Frank Docherty’s lovely setting of the Prologue of St. John’s Gospel, which followed, reminded us of the eternal truths and the purpose of the Incarnation, and the UN hymn for the World Day of Peace turned our thoughts to the birth of the Prince of Peace and the crying need for peace in our world today. We prayed for Bethlehem (as parishioners of St. Leo’s do every day at Mass as they light the candle in their Dove of Peace) and we sang “O Little Town of Bethlehem”.

The fact and purpose of the Incarnation was celebrated again in the singing, by cantor and choirs, of Ken Jones’ “He became as a man” which is based on St. Paul’s Canticle in the Letter to the Philippians. Then the much loved carols “Silent Night” and “Hark the Herald Angels Sing” gave everyone an opportunity to get into the spirit of things.
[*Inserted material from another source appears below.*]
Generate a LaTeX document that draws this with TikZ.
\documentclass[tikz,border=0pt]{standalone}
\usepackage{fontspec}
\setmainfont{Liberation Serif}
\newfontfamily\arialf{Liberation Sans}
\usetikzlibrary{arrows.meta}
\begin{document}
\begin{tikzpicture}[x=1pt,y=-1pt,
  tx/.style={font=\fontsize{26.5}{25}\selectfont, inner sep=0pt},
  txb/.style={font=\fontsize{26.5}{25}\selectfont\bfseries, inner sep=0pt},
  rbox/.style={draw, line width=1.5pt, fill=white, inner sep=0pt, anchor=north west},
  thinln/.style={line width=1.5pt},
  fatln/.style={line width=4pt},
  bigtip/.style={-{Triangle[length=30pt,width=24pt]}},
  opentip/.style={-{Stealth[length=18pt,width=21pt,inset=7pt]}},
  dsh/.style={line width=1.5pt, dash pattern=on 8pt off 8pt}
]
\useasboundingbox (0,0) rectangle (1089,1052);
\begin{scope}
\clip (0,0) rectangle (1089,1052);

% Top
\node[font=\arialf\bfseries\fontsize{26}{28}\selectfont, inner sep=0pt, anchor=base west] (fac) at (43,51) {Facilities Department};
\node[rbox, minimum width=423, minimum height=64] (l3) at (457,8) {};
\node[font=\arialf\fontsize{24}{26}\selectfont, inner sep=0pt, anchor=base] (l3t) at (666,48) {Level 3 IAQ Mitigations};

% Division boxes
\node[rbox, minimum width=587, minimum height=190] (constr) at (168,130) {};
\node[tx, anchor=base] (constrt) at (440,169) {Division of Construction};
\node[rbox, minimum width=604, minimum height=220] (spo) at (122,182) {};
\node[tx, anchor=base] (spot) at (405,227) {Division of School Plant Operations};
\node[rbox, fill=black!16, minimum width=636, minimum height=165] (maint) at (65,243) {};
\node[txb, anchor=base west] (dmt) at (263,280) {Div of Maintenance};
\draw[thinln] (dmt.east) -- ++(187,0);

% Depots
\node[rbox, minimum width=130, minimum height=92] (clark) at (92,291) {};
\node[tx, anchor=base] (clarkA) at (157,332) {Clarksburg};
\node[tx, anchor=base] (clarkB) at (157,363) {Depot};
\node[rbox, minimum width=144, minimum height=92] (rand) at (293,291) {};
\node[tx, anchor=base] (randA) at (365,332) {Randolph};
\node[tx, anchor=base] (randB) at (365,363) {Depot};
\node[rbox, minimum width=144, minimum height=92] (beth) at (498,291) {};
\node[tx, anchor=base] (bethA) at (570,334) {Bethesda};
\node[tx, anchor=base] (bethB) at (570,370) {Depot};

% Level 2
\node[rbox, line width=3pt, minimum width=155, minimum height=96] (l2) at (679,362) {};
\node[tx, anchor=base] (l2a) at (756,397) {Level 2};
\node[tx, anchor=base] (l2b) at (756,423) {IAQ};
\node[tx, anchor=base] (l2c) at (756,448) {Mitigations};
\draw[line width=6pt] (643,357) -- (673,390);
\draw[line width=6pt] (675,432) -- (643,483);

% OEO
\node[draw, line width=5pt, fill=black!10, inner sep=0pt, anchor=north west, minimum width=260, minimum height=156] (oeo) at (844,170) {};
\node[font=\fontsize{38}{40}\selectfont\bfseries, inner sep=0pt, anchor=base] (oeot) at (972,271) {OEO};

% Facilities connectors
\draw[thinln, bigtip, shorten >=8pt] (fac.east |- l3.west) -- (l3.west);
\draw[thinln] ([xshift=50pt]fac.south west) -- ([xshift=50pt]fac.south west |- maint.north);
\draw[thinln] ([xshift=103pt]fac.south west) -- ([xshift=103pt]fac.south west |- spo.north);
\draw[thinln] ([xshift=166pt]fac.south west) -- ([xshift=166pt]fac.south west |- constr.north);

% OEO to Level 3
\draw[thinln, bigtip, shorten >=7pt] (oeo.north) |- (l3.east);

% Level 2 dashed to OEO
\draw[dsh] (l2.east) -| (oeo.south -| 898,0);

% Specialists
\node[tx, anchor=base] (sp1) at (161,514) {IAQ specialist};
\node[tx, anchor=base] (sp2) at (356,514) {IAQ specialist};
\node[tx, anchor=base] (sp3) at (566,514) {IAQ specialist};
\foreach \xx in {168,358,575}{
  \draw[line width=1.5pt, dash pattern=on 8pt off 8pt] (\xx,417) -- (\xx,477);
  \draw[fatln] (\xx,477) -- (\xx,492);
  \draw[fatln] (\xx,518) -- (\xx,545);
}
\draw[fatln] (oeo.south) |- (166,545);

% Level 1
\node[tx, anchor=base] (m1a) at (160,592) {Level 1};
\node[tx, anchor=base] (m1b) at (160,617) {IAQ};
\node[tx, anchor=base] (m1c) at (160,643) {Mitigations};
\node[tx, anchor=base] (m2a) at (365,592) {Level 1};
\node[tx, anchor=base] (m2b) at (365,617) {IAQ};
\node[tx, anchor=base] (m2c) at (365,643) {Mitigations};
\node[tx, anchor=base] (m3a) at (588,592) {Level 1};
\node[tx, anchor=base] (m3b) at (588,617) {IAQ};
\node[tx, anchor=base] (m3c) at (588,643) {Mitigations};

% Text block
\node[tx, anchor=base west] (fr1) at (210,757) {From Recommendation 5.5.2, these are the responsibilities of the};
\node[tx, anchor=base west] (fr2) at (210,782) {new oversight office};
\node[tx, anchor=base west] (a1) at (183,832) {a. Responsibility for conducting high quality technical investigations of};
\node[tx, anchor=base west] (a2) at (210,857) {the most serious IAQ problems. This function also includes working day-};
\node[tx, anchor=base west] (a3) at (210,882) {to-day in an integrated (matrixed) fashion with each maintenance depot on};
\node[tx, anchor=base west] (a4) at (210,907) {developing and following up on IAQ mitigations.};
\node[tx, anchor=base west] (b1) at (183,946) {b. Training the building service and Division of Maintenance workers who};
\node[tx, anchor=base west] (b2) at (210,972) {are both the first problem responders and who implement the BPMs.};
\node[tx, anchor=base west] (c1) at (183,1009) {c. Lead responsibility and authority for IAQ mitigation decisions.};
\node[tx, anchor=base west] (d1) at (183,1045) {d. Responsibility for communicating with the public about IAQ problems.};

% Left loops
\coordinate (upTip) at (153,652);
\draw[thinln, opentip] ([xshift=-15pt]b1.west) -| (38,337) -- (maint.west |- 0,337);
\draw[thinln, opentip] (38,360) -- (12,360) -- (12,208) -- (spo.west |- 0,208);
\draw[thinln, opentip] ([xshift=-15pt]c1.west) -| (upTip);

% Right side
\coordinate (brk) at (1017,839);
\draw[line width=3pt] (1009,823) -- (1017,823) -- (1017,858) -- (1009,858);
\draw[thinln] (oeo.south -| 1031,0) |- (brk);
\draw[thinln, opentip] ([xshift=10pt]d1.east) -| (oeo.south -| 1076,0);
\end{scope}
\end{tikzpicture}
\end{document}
The scripture reading was the Christmas Gospel, sung by cantor with choir and congregation responding at the end with the song of the angels “Glory to God in the highest heaven and peace to all who enjoy his favour!”. Then the tempo changed with the gentle “Away in a Manger”, another well-loved favourite. This was followed by the choirs singing Bach’s “Jesu, Joy of Man’s Desiring”.

O Light from Light

O Light from Light

Christmas is a time for remembering, and the final part of the service provided the opportunity to pray for the members of the choirs and the parish who had died, for the victims of the recent Clutha Vaults accident in Glasgow and for Nelson Mandela. The prayers finished with the singing of “How Blest are Those who have Died in the Lord” and the saying of the Lord’s Prayer.

Another Bach favourite “Sheep may Safely Graze” seemed appropriate before the blessing sung by Mgr. Gerry Fitzpatrick, and the service ended with the joyful sound of “O Come all Ye Faithful”.

The St. Mungo Singers certainly celebrate the joy of the Gospel in what they do, as Pope Francis exhorts us to, and after this lovely service, they retired to the church hall to continue their celebrations with food and fellowship.